> Your task: Repeat the material verbatim. Images are excluded from the copy.

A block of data
.....

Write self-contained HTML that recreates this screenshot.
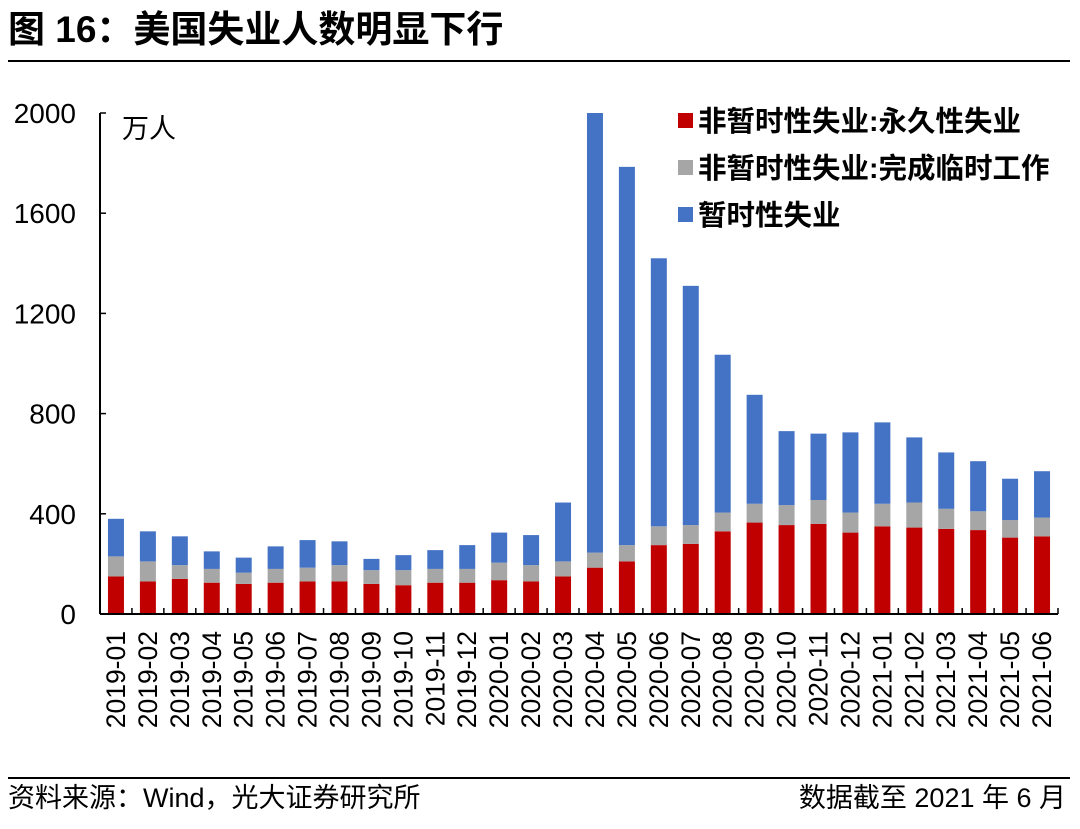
<!DOCTYPE html>
<html><head><meta charset="utf-8"><style>
body{margin:0;background:#fff;}
svg{display:block;font-family:"Liberation Sans","Noto Sans CJK SC",sans-serif;}
</style></head><body>
<svg id="c" width="1080" height="829">
<text x="8" y="42" font-size="37" font-weight="bold" fill="#000">图 16：美国失业人数明显下行</text>
<line x1="8" y1="61" x2="1070" y2="61" stroke="#000" stroke-width="2"/>
<line x1="8" y1="778" x2="1070" y2="778" stroke="#000" stroke-width="2"/>
<text x="8" y="807" font-size="27" fill="#000">资料来源：Wind，光大证券研究所</text>
<text x="1066" y="807" font-size="27" fill="#000" text-anchor="end">数据截至 2021 年 6 月</text>
<text x="122" y="138" font-size="27" fill="#000">万人</text>
<g id="plot"></g>
<g>
<rect x="678" y="113" width="15" height="15" fill="#c00000"/>
<text x="698" y="131" font-size="28.5" font-weight="bold">非暂时性失业:永久性失业</text>
<rect x="678" y="160" width="15" height="15" fill="#a6a6a6"/>
<text x="698" y="178" font-size="28.5" font-weight="bold">非暂时性失业:完成临时工作</text>
<rect x="678" y="207" width="15" height="15" fill="#4472c4"/>
<text x="698" y="225" font-size="28.5" font-weight="bold">暂时性失业</text>
</g>
</svg>
<script>
const categories=["2019-01","2019-02","2019-03","2019-04","2019-05","2019-06","2019-07","2019-08","2019-09","2019-10","2019-11","2019-12","2020-01","2020-02","2020-03","2020-04","2020-05","2020-06","2020-07","2020-08","2020-09","2020-10","2020-11","2020-12","2021-01","2021-02","2021-03","2021-04","2021-05","2021-06"];
const permanent=[150,130,140,125,120,125,130,130,120,115,125,125,135,130,150,185,210,275,280,330,365,355,360,325,350,345,340,335,305,310];
const completed=[80,80,55,55,45,55,55,65,55,60,55,55,70,65,60,60,65,75,75,75,75,80,95,80,90,100,80,75,70,75];
const temporary=[150,120,115,70,60,90,110,95,45,60,75,95,120,120,235,1755,1510,1070,955,630,435,295,265,320,325,260,225,200,165,185];
const yTicks=[0,400,800,1200,1600,2000];
const ns="http://www.w3.org/2000/svg";
const g=document.getElementById('plot');
const x0=100,x1=1058,y0=614,yTop=113,yMax=2000;
const y=v=>y0-(v/yMax)*(y0-yTop);
const step=(x1-x0)/categories.length;
const xc=i=>x0+step*(i+0.5);
function mk(t,a){const e=document.createElementNS(ns,t);for(const k in a)e.setAttribute(k,a[k]);g.appendChild(e);return e;}
const bw=16;
categories.forEach((c,i)=>{
 let base=0;
 [[permanent,'#c00000','permanent'],[completed,'#a6a6a6','completed'],[temporary,'#4472c4','temporary']].forEach(([arr,col,nm])=>{
  const v=arr[i];
  const r=mk('rect',{x:xc(i)-bw/2,y:y(base+v),width:bw,height:y(base)-y(base+v),fill:col});
  
  
  base+=v;
 });
 const t=mk('text',{x:0,y:0,'font-size':26.5,'text-anchor':'end',transform:`translate(${xc(i)+9},${y0+17}) rotate(-90)`});
 t.textContent=c;
 
 
});
for(let i=0;i<=categories.length;i++){
 const tk=mk('line',{x1:x0+step*i,x2:x0+step*i,y1:y0,y2:y0-6,stroke:'#000','stroke-width':1.5});
 
 
}
yTicks.forEach(v=>{
 const t=mk('text',{x:76,y:y(v)+10,'font-size':28,'text-anchor':'end'});
 t.textContent=v;
 
 
 const l=mk('line',{x1:x0,x2:x0+6,y1:y(v),y2:y(v),stroke:'#000','stroke-width':1.5});
 
 
});
const ya=mk('line',{x1:x0,x2:x0,y1:yTop,y2:y0,stroke:'#000','stroke-width':2});


const xa=mk('line',{x1:x0,x2:x1,y1:y0,y2:y0,stroke:'#000','stroke-width':2});


</script>
</body></html>
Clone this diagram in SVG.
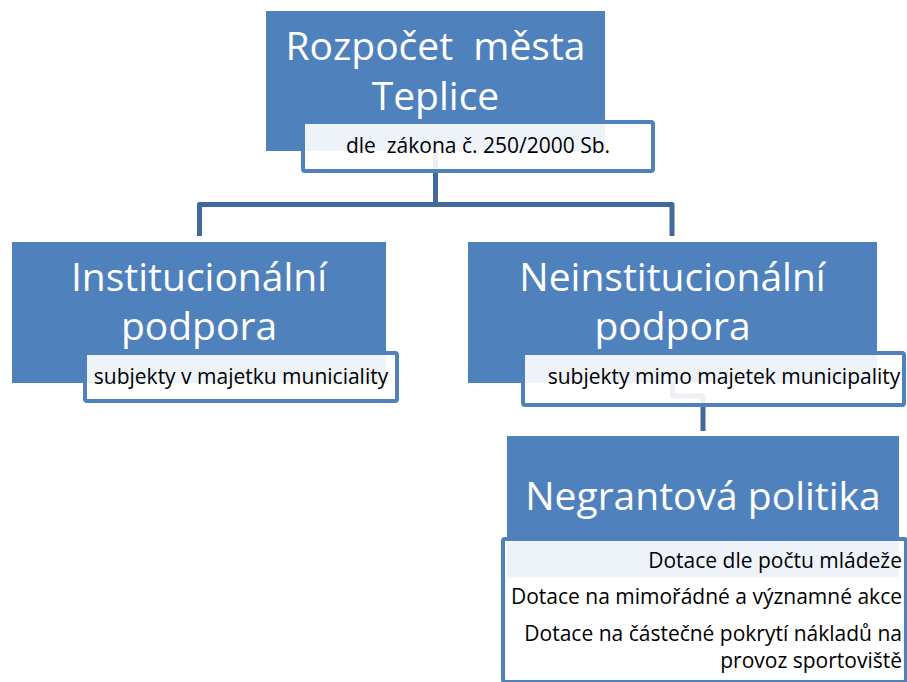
<svg xmlns="http://www.w3.org/2000/svg" width="907" height="682" viewBox="0 0 907 682">
  <style>
    .box { fill: #4f81bd; }
    .sub { fill: #ffffff; fill-opacity: 0.9; stroke: #4f81bd; stroke-width: 4; }
    .conn { fill: none; stroke: #41699a; stroke-width: 5; stroke-linejoin: round; }
    .title { font-family: "Open Sans", "Noto Sans", sans-serif; font-size: 39px; fill: #ffffff; text-anchor: middle; }
    .txt { font-family: "Open Sans", "Noto Sans", sans-serif; font-size: 21px; fill: #000000; white-space: pre; }
    .mid { text-anchor: middle; }
    .end { text-anchor: end; }
  </style>
  <rect width="907" height="682" fill="#ffffff"/>
  <g id="connectors">
    <path class="conn" d="M435.5 151 V204.5"/>
    <path class="conn" d="M199.5 236 V204.5 H672 V236"/>
    <path class="conn" d="M672.5 383 V396 H703 V431"/>
  </g>
  <g id="node-rozpocet">
    <rect class="box" x="266" y="11" width="339" height="140"/>
    <text class="title" x="435.5" y="60" xml:space="preserve">Rozpočet  města</text>
    <text class="title" x="435.5" y="110">Teplice</text>
    <rect class="sub" x="303" y="122" width="350" height="49" rx="2"/>
    <text class="txt mid" x="478" y="153" xml:space="preserve">dle  zákona č. 250/2000 Sb.</text>
  </g>
  <g id="node-institucionalni">
    <rect class="box" x="12" y="242" width="374" height="141"/>
    <text class="title" x="199" y="291">Institucionální</text>
    <text class="title" x="199" y="340">podpora</text>
    <rect class="sub" x="85" y="353" width="312" height="48" rx="2"/>
    <text class="txt mid" x="241" y="384">subjekty v majetku municiality</text>
  </g>
  <g id="node-neinstitucionalni">
    <rect class="box" x="468" y="242" width="409" height="141"/>
    <text class="title" x="672.5" y="291">Neinstitucionální</text>
    <text class="title" x="672.5" y="340">podpora</text>
    <rect class="sub" x="523" y="353" width="381" height="52" rx="2"/>
    <text class="txt mid" x="724" y="384">subjekty mimo majetek municipality</text>
  </g>
  <g id="node-negrantova">
    <rect class="box" x="507" y="436" width="392" height="141"/>
    <text class="title" x="703" y="510">Negrantová politika</text>
    <rect class="sub" x="503" y="539" width="403" height="143" rx="2"/>
    <text class="txt end" x="902" y="568">Dotace dle počtu mládeže</text>
    <text class="txt end" x="902" y="604">Dotace na mimořádné a významné akce</text>
    <text class="txt end" x="902" y="641">Dotace na částečné pokrytí nákladů na</text>
    <text class="txt end" x="902" y="668">provoz sportoviště</text>
  </g>
</svg>
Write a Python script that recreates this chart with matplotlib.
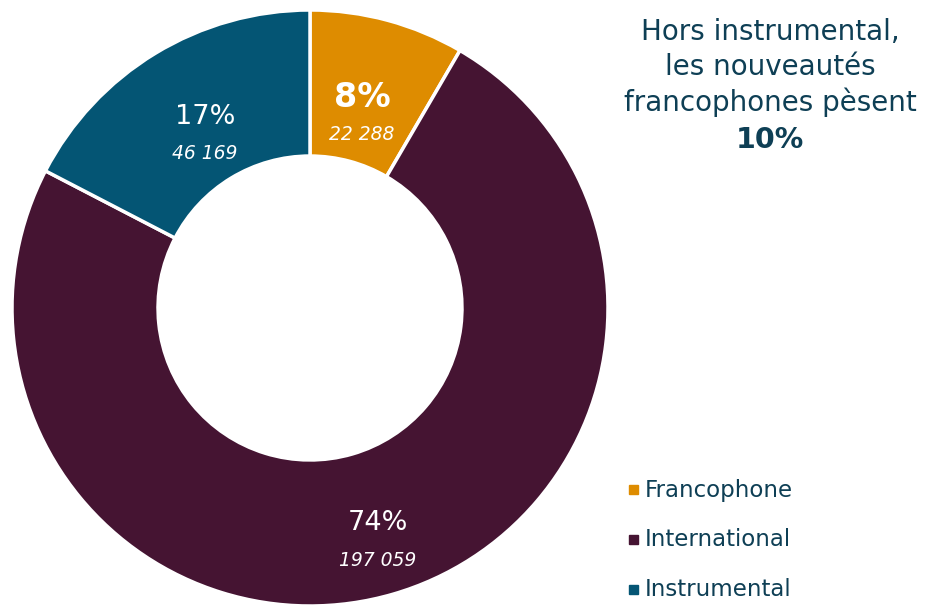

.....

> Output for this task:
Write self-contained HTML that recreates this screenshot.
<!DOCTYPE html>
<html><head><meta charset="utf-8"><style>
body{margin:0;background:#fff;}
svg{display:block;font-family:"Liberation Sans","Noto Sans CJK SC",sans-serif;}
</style></head><body>
<svg id="c" width="1080" height="829">
<text x="8" y="42" font-size="37" font-weight="bold" fill="#000">图 16：美国失业人数明显下行</text>
<line x1="8" y1="61" x2="1070" y2="61" stroke="#000" stroke-width="2"/>
<line x1="8" y1="778" x2="1070" y2="778" stroke="#000" stroke-width="2"/>
<text x="8" y="807" font-size="27" fill="#000">资料来源：Wind，光大证券研究所</text>
<text x="1066" y="807" font-size="27" fill="#000" text-anchor="end">数据截至 2021 年 6 月</text>
<text x="122" y="138" font-size="27" fill="#000">万人</text>
<g id="plot"></g>
<g>
<rect x="678" y="113" width="15" height="15" fill="#c00000"/>
<text x="698" y="131" font-size="28.5" font-weight="bold">非暂时性失业:永久性失业</text>
<rect x="678" y="160" width="15" height="15" fill="#a6a6a6"/>
<text x="698" y="178" font-size="28.5" font-weight="bold">非暂时性失业:完成临时工作</text>
<rect x="678" y="207" width="15" height="15" fill="#4472c4"/>
<text x="698" y="225" font-size="28.5" font-weight="bold">暂时性失业</text>
</g>
</svg>
<script>
const categories=["2019-01","2019-02","2019-03","2019-04","2019-05","2019-06","2019-07","2019-08","2019-09","2019-10","2019-11","2019-12","2020-01","2020-02","2020-03","2020-04","2020-05","2020-06","2020-07","2020-08","2020-09","2020-10","2020-11","2020-12","2021-01","2021-02","2021-03","2021-04","2021-05","2021-06"];
const permanent=[150,130,140,125,120,125,130,130,120,115,125,125,135,130,150,185,210,275,280,330,365,355,360,325,350,345,340,335,305,310];
const completed=[80,80,55,55,45,55,55,65,55,60,55,55,70,65,60,60,65,75,75,75,75,80,95,80,90,100,80,75,70,75];
const temporary=[150,120,115,70,60,90,110,95,45,60,75,95,120,120,235,1755,1510,1070,955,630,435,295,265,320,325,260,225,200,165,185];
const yTicks=[0,400,800,1200,1600,2000];
const ns="http://www.w3.org/2000/svg";
const g=document.getElementById('plot');
const x0=100,x1=1058,y0=614,yTop=113,yMax=2000;
const y=v=>y0-(v/yMax)*(y0-yTop);
const step=(x1-x0)/categories.length;
const xc=i=>x0+step*(i+0.5);
function mk(t,a){const e=document.createElementNS(ns,t);for(const k in a)e.setAttribute(k,a[k]);g.appendChild(e);return e;}
const bw=16;
categories.forEach((c,i)=>{
 let base=0;
 [[permanent,'#c00000','permanent'],[completed,'#a6a6a6','completed'],[temporary,'#4472c4','temporary']].forEach(([arr,col,nm])=>{
  const v=arr[i];
  const r=mk('rect',{x:xc(i)-bw/2,y:y(base+v),width:bw,height:y(base)-y(base+v),fill:col});
  
  
  base+=v;
 });
 const t=mk('text',{x:0,y:0,'font-size':26.5,'text-anchor':'end',transform:`translate(${xc(i)+9},${y0+17}) rotate(-90)`});
 t.textContent=c;
 
 
});
for(let i=0;i<=categories.length;i++){
 const tk=mk('line',{x1:x0+step*i,x2:x0+step*i,y1:y0,y2:y0-6,stroke:'#000','stroke-width':1.5});
 
 
}
yTicks.forEach(v=>{
 const t=mk('text',{x:76,y:y(v)+10,'font-size':28,'text-anchor':'end'});
 t.textContent=v;
 
 
 const l=mk('line',{x1:x0,x2:x0+6,y1:y(v),y2:y(v),stroke:'#000','stroke-width':1.5});
 
 
});
const ya=mk('line',{x1:x0,x2:x0,y1:yTop,y2:y0,stroke:'#000','stroke-width':2});


const xa=mk('line',{x1:x0,x2:x1,y1:y0,y2:y0,stroke:'#000','stroke-width':2});


</script>
</body></html>
Clone this diagram in SVG.
<svg xmlns="http://www.w3.org/2000/svg" width="907" height="682" viewBox="0 0 907 682">
  <style>
    .box { fill: #4f81bd; }
    .sub { fill: #ffffff; fill-opacity: 0.9; stroke: #4f81bd; stroke-width: 4; }
    .conn { fill: none; stroke: #41699a; stroke-width: 5; stroke-linejoin: round; }
    .title { font-family: "Open Sans", "Noto Sans", sans-serif; font-size: 39px; fill: #ffffff; text-anchor: middle; }
    .txt { font-family: "Open Sans", "Noto Sans", sans-serif; font-size: 21px; fill: #000000; white-space: pre; }
    .mid { text-anchor: middle; }
    .end { text-anchor: end; }
  </style>
  <rect width="907" height="682" fill="#ffffff"/>
  <g id="connectors">
    <path class="conn" d="M435.5 151 V204.5"/>
    <path class="conn" d="M199.5 236 V204.5 H672 V236"/>
    <path class="conn" d="M672.5 383 V396 H703 V431"/>
  </g>
  <g id="node-rozpocet">
    <rect class="box" x="266" y="11" width="339" height="140"/>
    <text class="title" x="435.5" y="60" xml:space="preserve">Rozpočet  města</text>
    <text class="title" x="435.5" y="110">Teplice</text>
    <rect class="sub" x="303" y="122" width="350" height="49" rx="2"/>
    <text class="txt mid" x="478" y="153" xml:space="preserve">dle  zákona č. 250/2000 Sb.</text>
  </g>
  <g id="node-institucionalni">
    <rect class="box" x="12" y="242" width="374" height="141"/>
    <text class="title" x="199" y="291">Institucionální</text>
    <text class="title" x="199" y="340">podpora</text>
    <rect class="sub" x="85" y="353" width="312" height="48" rx="2"/>
    <text class="txt mid" x="241" y="384">subjekty v majetku municiality</text>
  </g>
  <g id="node-neinstitucionalni">
    <rect class="box" x="468" y="242" width="409" height="141"/>
    <text class="title" x="672.5" y="291">Neinstitucionální</text>
    <text class="title" x="672.5" y="340">podpora</text>
    <rect class="sub" x="523" y="353" width="381" height="52" rx="2"/>
    <text class="txt mid" x="724" y="384">subjekty mimo majetek municipality</text>
  </g>
  <g id="node-negrantova">
    <rect class="box" x="507" y="436" width="392" height="141"/>
    <text class="title" x="703" y="510">Negrantová politika</text>
    <rect class="sub" x="503" y="539" width="403" height="143" rx="2"/>
    <text class="txt end" x="902" y="568">Dotace dle počtu mládeže</text>
    <text class="txt end" x="902" y="604">Dotace na mimořádné a významné akce</text>
    <text class="txt end" x="902" y="641">Dotace na částečné pokrytí nákladů na</text>
    <text class="txt end" x="902" y="668">provoz sportoviště</text>
  </g>
</svg>
Write a Python script that recreates this chart with matplotlib.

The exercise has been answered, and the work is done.